I onboard about 5-8 new client websites per month. Every single one needs a favicon. Over the years I've tried every method — Photoshop exports, Figma plugins, CLI tools, and a dozen online generators. Here's what actually works, ranked by how often I use each.
| Method | Speed | Privacy | Best For |
|---|---|---|---|
| Browser generator (GenFavicon) | Instant | ✅ No upload | Most people — drag, adjust, download |
| Figma plugin | Slow | ✅ Local | Designers already in Figma |
| Photoshop export | Manual | ✅ Local | Designers with Creative Cloud |
| favicon.io | Fast | ⚠️ Uploads file | Quick one-offs with non-sensitive images |
| realfavicongenerator.net | Medium | ⚠️ Uploads file | Full platform coverage (iOS/Android/Windows) |
| CLI (ImageMagick) | Scriptable | ✅ Local | Developers with terminal access |
For client logos (which I'm not allowed to upload to third-party servers), I use GenFavicon — drag in the SVG, set a white background, round the corners by 20%, and download all six sizes at once.

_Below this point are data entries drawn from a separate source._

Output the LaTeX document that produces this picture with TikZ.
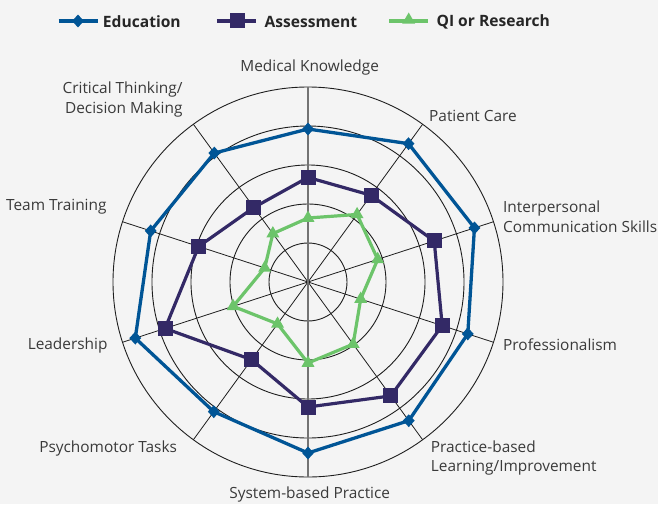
\documentclass[tikz,border=0pt]{standalone}
\usepackage{fontspec}
\setmainfont{Open Sans}
\usepackage{tikz}
\usetikzlibrary{shapes.geometric}

\definecolor{bgcol}{HTML}{F4F4F4}
\definecolor{educol}{HTML}{005596}
\definecolor{asscol}{HTML}{332966}
\definecolor{qicol}{HTML}{6CC46A}
\definecolor{labcol}{HTML}{3A3A3A}
\definecolor{gridcol}{HTML}{1E1E1E}

\begin{document}
\begin{tikzpicture}[x=1pt,y=1pt,
  ring/.style={draw=gridcol,line width=0.9pt},
  spoke/.style={draw=gridcol,line width=0.8pt},
  axislab/.style={text=labcol,font=\fontsize{15.4}{19.5}\selectfont,inner sep=0pt},
  keylab/.style={text=black!85,font=\fontsize{15.6}{18}\selectfont\bfseries,inner sep=0pt,anchor=west},
  eduline/.style={draw=educol,line width=3.3pt,line join=round},
  assline/.style={draw=asscol,line width=3.2pt,line join=round},
  qiline/.style={draw=qicol,line width=3.2pt,line join=round},
  edumark/.style={diamond,fill=educol,inner sep=0pt,minimum width=12pt,minimum height=13pt},
  assmark/.style={rectangle,fill=asscol,inner sep=0pt,minimum size=15pt},
  qimark/.style={regular polygon,regular polygon sides=3,fill=qicol,inner sep=0pt,minimum size=15pt}]
\fill [bgcol] (-308,-222) rectangle (350,282);
\useasboundingbox (-308,-222) rectangle (350,282);
\coordinate (o) at (0,0);
% rings and spokes
\draw [ring] (o) circle (39);
\draw [ring] (o) circle (78);
\draw [ring] (o) circle (117);
\draw [ring] (o) circle (156);
\draw [ring] (o) circle (195);
\draw [spoke] (o) -- (54:195) (o) -- (18:195) (o) -- (-18:195) (o) -- (-54:195);
\draw [spoke] (o) -- (-126:195) (o) -- (-162:195) (o) -- (162:195) (o) -- (126:195);
\draw [draw=black!55,line width=1.6pt] (90:195) -- (-90:195);
% axis labels
\node [axislab] (medk) at (1.7,214.8) {Medical Knowledge};
\node [axislab,anchor=west] (patc) at (121,165.6) {Patient Care};
\node [axislab,anchor=west,align=left] (ipcs) at (195,65.3) {Interpersonal\\Communication Skills};
\node [axislab,anchor=west] (prof) at (195,-62.7) {Professionalism};
\node [axislab,anchor=west,align=left] (pbli) at (122.7,-176) {Practice-based\\Learning/Improvement};
\node [axislab] (sbpr) at (1.7,-212) {System-based Practice};
\node [axislab,anchor=east] (psyt) at (-130.8,-166) {Psychomotor Tasks};
\node [axislab,anchor=east] (lead) at (-200.3,-63.7) {Leadership};
\node [axislab,anchor=east] (team) at (-201.3,75.6) {Team Training};
\node [axislab,anchor=east,align=right] (crit) at (-125.3,182.3) {Critical Thinking/\\Decision Making};
% Education
\coordinate (e1) at (90:153);   \coordinate (e2) at (54:171);
\coordinate (e3) at (18:175);   \coordinate (e4) at (-18:168);
\coordinate (e5) at (-54:171.4); \coordinate (e6) at (-90:171);
\coordinate (e7) at (-126:160.3); \coordinate (e8) at (-162:181.6);
\coordinate (e9) at (162:165.4); \coordinate (e10) at (126:159.4);
% Assessment
\coordinate (a1) at (90:104.6);  \coordinate (a2) at (54:107.2);
\coordinate (a3) at (18:132.7);  \coordinate (a4) at (-18:141.1);
\coordinate (a5) at (-54:140.8); \coordinate (a6) at (-90:125);
\coordinate (a7) at (-126:96);   \coordinate (a8) at (-162:150.3);
\coordinate (a9) at (162:115);   \coordinate (a10) at (126:92.1);
% QI or Research
\coordinate (q1) at (90:64);     \coordinate (q2) at (54:83.5);
\coordinate (q3) at (18:73.3);   \coordinate (q4) at (-18:55.4);
\coordinate (q5) at (-54:76.8);  \coordinate (q6) at (-90:81);
\coordinate (q7) at (-126:51.8); \coordinate (q8) at (-162:78.7);
\coordinate (q9) at (162:45.5);  \coordinate (q10) at (126:59.8);
\draw [qiline] (q1) -- (q2) -- (q3) -- (q4) -- (q5) -- (q6) -- (q7) -- (q8) -- (q9) -- (q10) -- cycle;
\draw [assline] (a1) -- (a2) -- (a3) -- (a4) -- (a5) -- (a6) -- (a7) -- (a8) -- (a9) -- (a10) -- cycle;
\draw [eduline] (e1) -- (e2) -- (e3) -- (e4) -- (e5) -- (e6) -- (e7) -- (e8) -- (e9) -- (e10) -- cycle;
\node [qimark] (qm1) at (q1) {}; \node [qimark] (qm2) at (q2) {};
\node [qimark] (qm3) at (q3) {}; \node [qimark] (qm4) at (q4) {};
\node [qimark] (qm5) at (q5) {}; \node [qimark] (qm6) at (q6) {};
\node [qimark] (qm7) at (q7) {}; \node [qimark] (qm8) at (q8) {};
\node [qimark] (qm9) at (q9) {}; \node [qimark] (qm10) at (q10) {};
\node [assmark] (am1) at (a1) {}; \node [assmark] (am2) at (a2) {};
\node [assmark] (am3) at (a3) {}; \node [assmark] (am4) at (a4) {};
\node [assmark] (am5) at (a5) {}; \node [assmark] (am6) at (a6) {};
\node [assmark] (am7) at (a7) {}; \node [assmark] (am8) at (a8) {};
\node [assmark] (am9) at (a9) {}; \node [assmark] (am10) at (a10) {};
\node [edumark] (em1) at (e1) {}; \node [edumark] (em2) at (e2) {};
\node [edumark] (em3) at (e3) {}; \node [edumark] (em4) at (e4) {};
\node [edumark] (em5) at (e5) {}; \node [edumark] (em6) at (e6) {};
\node [edumark] (em7) at (e7) {}; \node [edumark] (em8) at (e8) {};
\node [edumark] (em9) at (e9) {}; \node [edumark] (em10) at (e10) {};
% legend
\coordinate (k1a) at (-249.3,261); \coordinate (k1b) at (-210.2,261);
\coordinate (k2a) at (-91,261);    \coordinate (k2b) at (-52,261);
\coordinate (k3a) at (81.4,261);   \coordinate (k3b) at (120,261);
\draw [eduline] (k1a) -- (k1b);
\node [edumark] (k1m) at (-230,261) {};
\node [keylab] (k1t) at (-205.2,260.5) {Education};
\draw [assline] (k2a) -- (k2b);
\node [assmark] (k2m) at (-70.5,261) {};
\node [keylab] (k2t) at (-43.6,260.5) {Assessment};
\draw [qiline] (k3a) -- (k3b);
\node [qimark] (k3m) at (100.7,262) {};
\node [keylab] (k3t) at (128.4,260.5) {QI or Research};
\end{tikzpicture}
\end{document}
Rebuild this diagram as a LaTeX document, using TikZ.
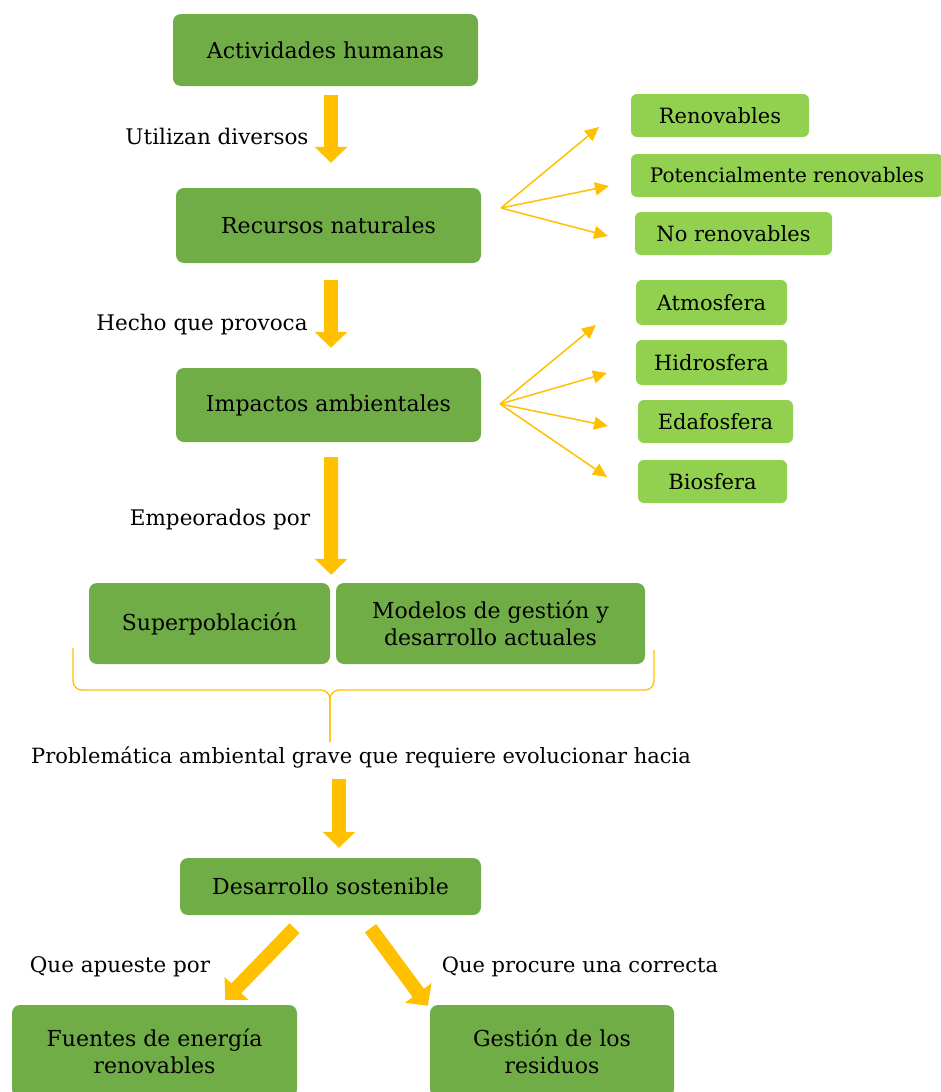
\documentclass[tikz,border=0pt]{standalone}
\usepackage{fontspec}
\setmainfont{DejaVu Serif}
\usetikzlibrary{arrows.meta,calc}
\definecolor{dgreen}{HTML}{70AD47}
\definecolor{lgreen}{HTML}{92D050}
\definecolor{amber}{HTML}{FFC000}
\begin{document}
\begin{tikzpicture}[x=1pt,y=-1pt,
 box/.style={font=\fontsize{22}{27}\selectfont, fill=dgreen, rounded corners=8pt, inner sep=0pt, align=center},
 sbox/.style={font=\fontsize{21}{25}\selectfont, fill=lgreen, rounded corners=6pt, inner sep=0pt},
 lbl/.style={font=\fontsize{21.5}{25}\selectfont, inner sep=0pt},
 bigarrow/.style={draw=amber, line width=14pt, -{Triangle[width=32pt,length=16pt]}},
 fan/.style={draw=amber, line width=1.5pt, -{Triangle[width=13pt,length=14pt]}},
 bracestyle/.style={draw=amber, line width=1.3pt, rounded corners=9pt}]
\useasboundingbox (0,0) rectangle (941,1092);
% main boxes
\node[box, minimum width=305pt, minimum height=72pt] (act) at (325.5,50) {Actividades humanas};
\node[box, minimum width=305pt, minimum height=75pt] (rec) at (328.5,225.5) {Recursos naturales};
\node[box, minimum width=305pt, minimum height=74pt] (imp) at (328.5,405) {Impactos ambientales};
\node[box, minimum width=241pt, minimum height=81pt] (sup) at (209.5,623.5) {Superpoblación};
\node[box, minimum width=309pt, minimum height=81pt] (mod) at (490.5,623.5) {Modelos de gestión y\\desarrollo actuales};
\node[box, minimum width=301pt, minimum height=57pt] (des) at (330.5,886.5) {Desarrollo sostenible};
\node[box, minimum width=285pt, minimum height=92pt] (fue) at (154.5,1051) {Fuentes de energía\\renovables};
\node[box, minimum width=244pt, minimum height=92pt] (ges) at (552,1051) {Gestión de los\\residuos};
% small boxes
\node[sbox, minimum width=178pt, minimum height=43pt] (ren) at (720,115.5) {Renovables};
\node[sbox, minimum width=312pt, minimum height=43pt, font=\fontsize{20}{24}\selectfont] (pot) at (787,175.5) {Potencialmente renovables};
\node[sbox, minimum width=197pt, minimum height=43pt] (nor) at (733.5,233.5) {No renovables};
\node[sbox, minimum width=151pt, minimum height=45pt] (atm) at (711.5,302.5) {Atmosfera};
\node[sbox, minimum width=151pt, minimum height=45pt] (hid) at (711.5,362.5) {Hidrosfera};
\node[sbox, minimum width=155pt, minimum height=43pt] (eda) at (715.5,421.5) {Edafosfera};
\node[sbox, minimum width=149pt, minimum height=43pt] (bio) at (712.5,481.5) {Biosfera};
% labels
\node[lbl] (l1) at (217,136) {Utilizan diversos};
\node[lbl] (l2) at (202,325) {Hecho que provoca};
\node[lbl] (l3) at (220,520) {Empeorados por};
\node[lbl, font=\fontsize{21}{25}\selectfont] (l4) at (361,757) {Problemática ambiental grave que requiere evolucionar hacia};
\node[lbl] (l5) at (120,967) {Que apueste por};
\node[lbl, font=\fontsize{21}{25}\selectfont] (l6) at (580,967) {Que procure una correcta};
% big arrows
\draw[bigarrow] ($(act.south)+(5.5,9)$) -- ($(rec.north)+(2.5,-25)$);
\draw[bigarrow] ($(rec.south)+(2.5,17)$) -- ($(imp.north)+(2.5,-20)$);
\draw[bigarrow] ($(imp.south)+(2.5,15)$) -- ($(sup.north east)+(1,-8)$);
\draw[bigarrow] ($(des.north)+(8.5,-79)$) -- ($(des.north)+(8.5,-10)$);
\draw[bigarrow] ($(des.south)+(-36,13)$) -- ($(fue.north east)+(-72,-5)$);
\draw[bigarrow] ($(des.south)+(40,13)$) -- ($(ges.north west)+(-2,1)$);
% fans
\coordinate (f1) at (501,208);
\coordinate (f2) at (500,404);
\coordinate (r1) at (599,127);
\coordinate (r2) at (609,186);
\coordinate (r3) at (608,236);
\coordinate (i1) at (596,325);
\coordinate (i2) at (607,373);
\coordinate (i3) at (608,426);
\coordinate (i4) at (607,477);
\foreach \t in {r1,r2,r3} \draw[fan] (f1) -- (\t);
\foreach \t in {i1,i2,i3,i4} \draw[fan] (f2) -- (\t);
% brace
\coordinate (bl) at (73,648);
\coordinate (br) at (654,650);
\coordinate (bm) at (330,690);
\coordinate (bt) at (330,742);
\draw[bracestyle] (bl) -- (bl |- bm) -- (bm) -- (bt);
\draw[bracestyle] (br) -- (br |- bm) -- (bm) -- (bt);
\end{tikzpicture}
\end{document}
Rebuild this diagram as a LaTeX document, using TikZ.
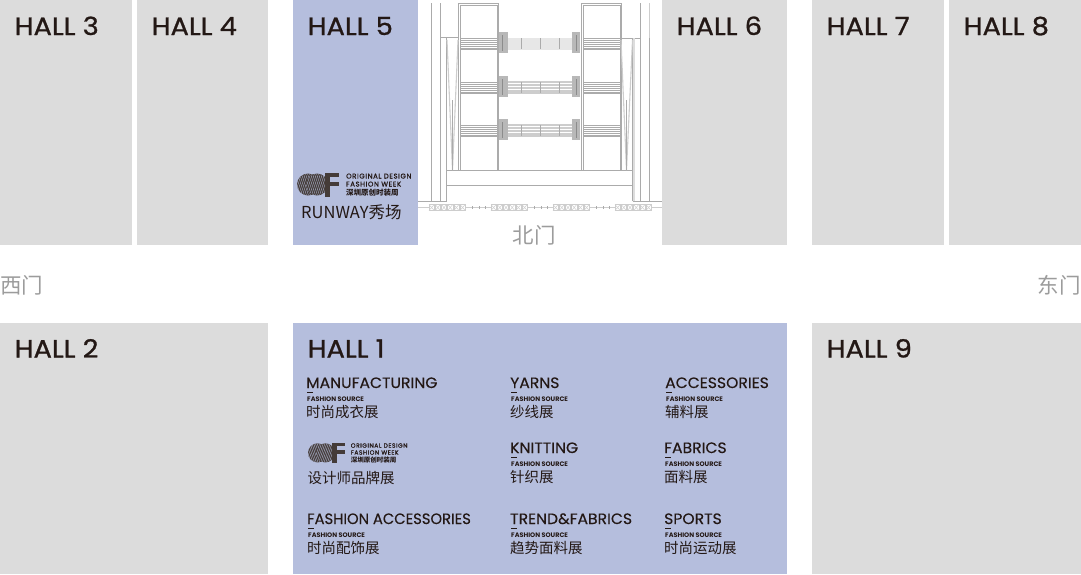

For my own projects, same workflow. I haven't opened Photoshop just to resize an image in about two years.
The privacy angle matters more than most developers realize. A favicon is often derived from a company's logo — their primary brand asset. Uploading that to a random converter site is, strictly speaking, a trademark license violation. Browser-local tools avoid this entirely.
According to CanIUse data, SVG favicons are now supported by 91% of browsers. For the remaining 9%, a PNG fallback covers everything back to IE11. I generate both.